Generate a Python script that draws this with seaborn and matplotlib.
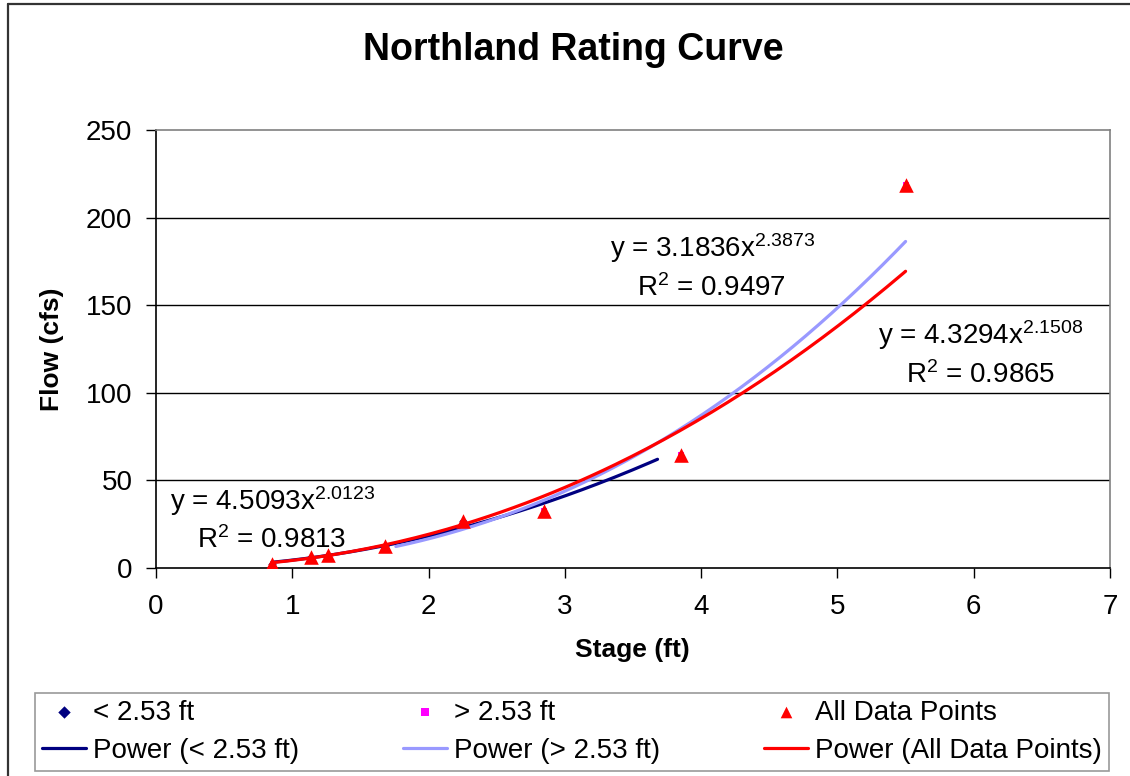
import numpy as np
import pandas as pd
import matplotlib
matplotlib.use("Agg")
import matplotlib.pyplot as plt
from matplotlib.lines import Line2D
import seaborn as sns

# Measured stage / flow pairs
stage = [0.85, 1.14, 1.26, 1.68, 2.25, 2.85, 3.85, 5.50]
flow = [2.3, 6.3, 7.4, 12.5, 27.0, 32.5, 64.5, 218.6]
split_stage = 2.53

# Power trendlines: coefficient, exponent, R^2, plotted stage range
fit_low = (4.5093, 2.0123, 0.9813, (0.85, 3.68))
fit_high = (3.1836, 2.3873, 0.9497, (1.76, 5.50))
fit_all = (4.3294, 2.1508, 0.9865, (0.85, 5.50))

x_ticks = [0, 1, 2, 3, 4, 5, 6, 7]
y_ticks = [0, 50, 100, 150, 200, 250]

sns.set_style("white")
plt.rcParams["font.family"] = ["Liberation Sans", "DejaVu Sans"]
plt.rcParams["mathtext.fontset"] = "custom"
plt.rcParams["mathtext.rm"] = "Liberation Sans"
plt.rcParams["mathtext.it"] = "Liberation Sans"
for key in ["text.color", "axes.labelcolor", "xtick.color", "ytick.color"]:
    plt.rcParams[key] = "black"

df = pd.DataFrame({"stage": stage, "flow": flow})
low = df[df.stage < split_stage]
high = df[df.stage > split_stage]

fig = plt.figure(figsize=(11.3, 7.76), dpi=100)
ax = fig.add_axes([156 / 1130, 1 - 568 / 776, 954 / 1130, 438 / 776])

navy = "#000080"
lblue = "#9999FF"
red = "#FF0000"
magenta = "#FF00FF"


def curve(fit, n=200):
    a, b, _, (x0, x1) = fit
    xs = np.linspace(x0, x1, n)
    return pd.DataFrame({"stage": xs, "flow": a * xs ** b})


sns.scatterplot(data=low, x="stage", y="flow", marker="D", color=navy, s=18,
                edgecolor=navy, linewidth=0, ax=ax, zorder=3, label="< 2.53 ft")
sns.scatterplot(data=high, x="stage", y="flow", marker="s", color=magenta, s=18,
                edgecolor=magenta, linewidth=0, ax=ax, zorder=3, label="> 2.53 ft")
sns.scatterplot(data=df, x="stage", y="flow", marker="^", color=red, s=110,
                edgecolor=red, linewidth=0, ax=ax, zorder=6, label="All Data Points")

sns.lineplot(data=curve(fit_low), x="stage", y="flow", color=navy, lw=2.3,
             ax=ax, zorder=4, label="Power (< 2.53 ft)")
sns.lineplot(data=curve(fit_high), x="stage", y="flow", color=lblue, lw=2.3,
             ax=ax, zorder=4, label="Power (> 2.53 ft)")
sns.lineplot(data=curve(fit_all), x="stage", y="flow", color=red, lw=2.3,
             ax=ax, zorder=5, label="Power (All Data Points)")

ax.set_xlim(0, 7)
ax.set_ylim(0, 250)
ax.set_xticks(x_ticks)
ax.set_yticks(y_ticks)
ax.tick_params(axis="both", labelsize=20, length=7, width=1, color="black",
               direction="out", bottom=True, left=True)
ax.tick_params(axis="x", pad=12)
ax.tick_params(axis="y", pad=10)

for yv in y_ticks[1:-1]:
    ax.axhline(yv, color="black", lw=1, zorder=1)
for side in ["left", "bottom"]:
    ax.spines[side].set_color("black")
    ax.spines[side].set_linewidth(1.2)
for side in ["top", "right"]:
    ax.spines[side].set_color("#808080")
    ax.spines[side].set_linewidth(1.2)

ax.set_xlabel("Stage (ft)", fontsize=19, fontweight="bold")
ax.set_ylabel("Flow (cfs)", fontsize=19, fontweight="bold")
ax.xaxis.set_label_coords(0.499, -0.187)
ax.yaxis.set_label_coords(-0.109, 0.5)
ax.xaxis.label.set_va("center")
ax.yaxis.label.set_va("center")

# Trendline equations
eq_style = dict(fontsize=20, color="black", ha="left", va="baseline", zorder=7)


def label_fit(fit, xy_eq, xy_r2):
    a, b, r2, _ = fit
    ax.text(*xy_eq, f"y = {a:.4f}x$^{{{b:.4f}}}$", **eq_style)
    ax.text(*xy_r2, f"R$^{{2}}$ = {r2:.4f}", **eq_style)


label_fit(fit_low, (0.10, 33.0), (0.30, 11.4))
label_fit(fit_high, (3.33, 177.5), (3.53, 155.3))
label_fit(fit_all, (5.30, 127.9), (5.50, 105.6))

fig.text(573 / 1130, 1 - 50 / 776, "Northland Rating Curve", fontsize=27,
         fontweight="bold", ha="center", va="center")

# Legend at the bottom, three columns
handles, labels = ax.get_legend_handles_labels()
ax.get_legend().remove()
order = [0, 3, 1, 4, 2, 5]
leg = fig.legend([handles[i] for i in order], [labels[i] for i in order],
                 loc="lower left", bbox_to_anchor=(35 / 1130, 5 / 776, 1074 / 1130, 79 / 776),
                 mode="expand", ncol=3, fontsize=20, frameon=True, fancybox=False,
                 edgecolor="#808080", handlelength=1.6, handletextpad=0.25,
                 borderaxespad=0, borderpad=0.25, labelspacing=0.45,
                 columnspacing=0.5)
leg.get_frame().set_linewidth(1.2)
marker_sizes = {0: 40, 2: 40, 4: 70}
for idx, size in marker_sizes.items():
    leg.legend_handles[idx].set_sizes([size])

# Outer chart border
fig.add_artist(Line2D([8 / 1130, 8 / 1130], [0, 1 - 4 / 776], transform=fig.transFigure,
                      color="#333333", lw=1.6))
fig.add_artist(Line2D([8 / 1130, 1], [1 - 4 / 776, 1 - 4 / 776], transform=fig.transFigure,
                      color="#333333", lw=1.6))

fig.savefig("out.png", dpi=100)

* * * * *

## Exercise details
From the data above, write out everything exactly except the pictures.

## Solution
Generate a Python script that draws this with seaborn and matplotlib.
import numpy as np
import pandas as pd
import matplotlib
matplotlib.use("Agg")
import matplotlib.pyplot as plt
from matplotlib.lines import Line2D
import seaborn as sns

# Measured stage / flow pairs
stage = [0.85, 1.14, 1.26, 1.68, 2.25, 2.85, 3.85, 5.50]
flow = [2.3, 6.3, 7.4, 12.5, 27.0, 32.5, 64.5, 218.6]
split_stage = 2.53

# Power trendlines: coefficient, exponent, R^2, plotted stage range
fit_low = (4.5093, 2.0123, 0.9813, (0.85, 3.68))
fit_high = (3.1836, 2.3873, 0.9497, (1.76, 5.50))
fit_all = (4.3294, 2.1508, 0.9865, (0.85, 5.50))

x_ticks = [0, 1, 2, 3, 4, 5, 6, 7]
y_ticks = [0, 50, 100, 150, 200, 250]

sns.set_style("white")
plt.rcParams["font.family"] = ["Liberation Sans", "DejaVu Sans"]
plt.rcParams["mathtext.fontset"] = "custom"
plt.rcParams["mathtext.rm"] = "Liberation Sans"
plt.rcParams["mathtext.it"] = "Liberation Sans"
for key in ["text.color", "axes.labelcolor", "xtick.color", "ytick.color"]:
    plt.rcParams[key] = "black"

df = pd.DataFrame({"stage": stage, "flow": flow})
low = df[df.stage < split_stage]
high = df[df.stage > split_stage]

fig = plt.figure(figsize=(11.3, 7.76), dpi=100)
ax = fig.add_axes([156 / 1130, 1 - 568 / 776, 954 / 1130, 438 / 776])

navy = "#000080"
lblue = "#9999FF"
red = "#FF0000"
magenta = "#FF00FF"


def curve(fit, n=200):
    a, b, _, (x0, x1) = fit
    xs = np.linspace(x0, x1, n)
    return pd.DataFrame({"stage": xs, "flow": a * xs ** b})


sns.scatterplot(data=low, x="stage", y="flow", marker="D", color=navy, s=18,
                edgecolor=navy, linewidth=0, ax=ax, zorder=3, label="< 2.53 ft")
sns.scatterplot(data=high, x="stage", y="flow", marker="s", color=magenta, s=18,
                edgecolor=magenta, linewidth=0, ax=ax, zorder=3, label="> 2.53 ft")
sns.scatterplot(data=df, x="stage", y="flow", marker="^", color=red, s=110,
                edgecolor=red, linewidth=0, ax=ax, zorder=6, label="All Data Points")

sns.lineplot(data=curve(fit_low), x="stage", y="flow", color=navy, lw=2.3,
             ax=ax, zorder=4, label="Power (< 2.53 ft)")
sns.lineplot(data=curve(fit_high), x="stage", y="flow", color=lblue, lw=2.3,
             ax=ax, zorder=4, label="Power (> 2.53 ft)")
sns.lineplot(data=curve(fit_all), x="stage", y="flow", color=red, lw=2.3,
             ax=ax, zorder=5, label="Power (All Data Points)")

ax.set_xlim(0, 7)
ax.set_ylim(0, 250)
ax.set_xticks(x_ticks)
ax.set_yticks(y_ticks)
ax.tick_params(axis="both", labelsize=20, length=7, width=1, color="black",
               direction="out", bottom=True, left=True)
ax.tick_params(axis="x", pad=12)
ax.tick_params(axis="y", pad=10)

for yv in y_ticks[1:-1]:
    ax.axhline(yv, color="black", lw=1, zorder=1)
for side in ["left", "bottom"]:
    ax.spines[side].set_color("black")
    ax.spines[side].set_linewidth(1.2)
for side in ["top", "right"]:
    ax.spines[side].set_color("#808080")
    ax.spines[side].set_linewidth(1.2)

ax.set_xlabel("Stage (ft)", fontsize=19, fontweight="bold")
ax.set_ylabel("Flow (cfs)", fontsize=19, fontweight="bold")
ax.xaxis.set_label_coords(0.499, -0.187)
ax.yaxis.set_label_coords(-0.109, 0.5)
ax.xaxis.label.set_va("center")
ax.yaxis.label.set_va("center")

# Trendline equations
eq_style = dict(fontsize=20, color="black", ha="left", va="baseline", zorder=7)


def label_fit(fit, xy_eq, xy_r2):
    a, b, r2, _ = fit
    ax.text(*xy_eq, f"y = {a:.4f}x$^{{{b:.4f}}}$", **eq_style)
    ax.text(*xy_r2, f"R$^{{2}}$ = {r2:.4f}", **eq_style)


label_fit(fit_low, (0.10, 33.0), (0.30, 11.4))
label_fit(fit_high, (3.33, 177.5), (3.53, 155.3))
label_fit(fit_all, (5.30, 127.9), (5.50, 105.6))

fig.text(573 / 1130, 1 - 50 / 776, "Northland Rating Curve", fontsize=27,
         fontweight="bold", ha="center", va="center")

# Legend at the bottom, three columns
handles, labels = ax.get_legend_handles_labels()
ax.get_legend().remove()
order = [0, 3, 1, 4, 2, 5]
leg = fig.legend([handles[i] for i in order], [labels[i] for i in order],
                 loc="lower left", bbox_to_anchor=(35 / 1130, 5 / 776, 1074 / 1130, 79 / 776),
                 mode="expand", ncol=3, fontsize=20, frameon=True, fancybox=False,
                 edgecolor="#808080", handlelength=1.6, handletextpad=0.25,
                 borderaxespad=0, borderpad=0.25, labelspacing=0.45,
                 columnspacing=0.5)
leg.get_frame().set_linewidth(1.2)
marker_sizes = {0: 40, 2: 40, 4: 70}
for idx, size in marker_sizes.items():
    leg.legend_handles[idx].set_sizes([size])

# Outer chart border
fig.add_artist(Line2D([8 / 1130, 8 / 1130], [0, 1 - 4 / 776], transform=fig.transFigure,
                      color="#333333", lw=1.6))
fig.add_artist(Line2D([8 / 1130, 1], [1 - 4 / 776, 1 - 4 / 776], transform=fig.transFigure,
                      color="#333333", lw=1.6))

fig.savefig("out.png", dpi=100)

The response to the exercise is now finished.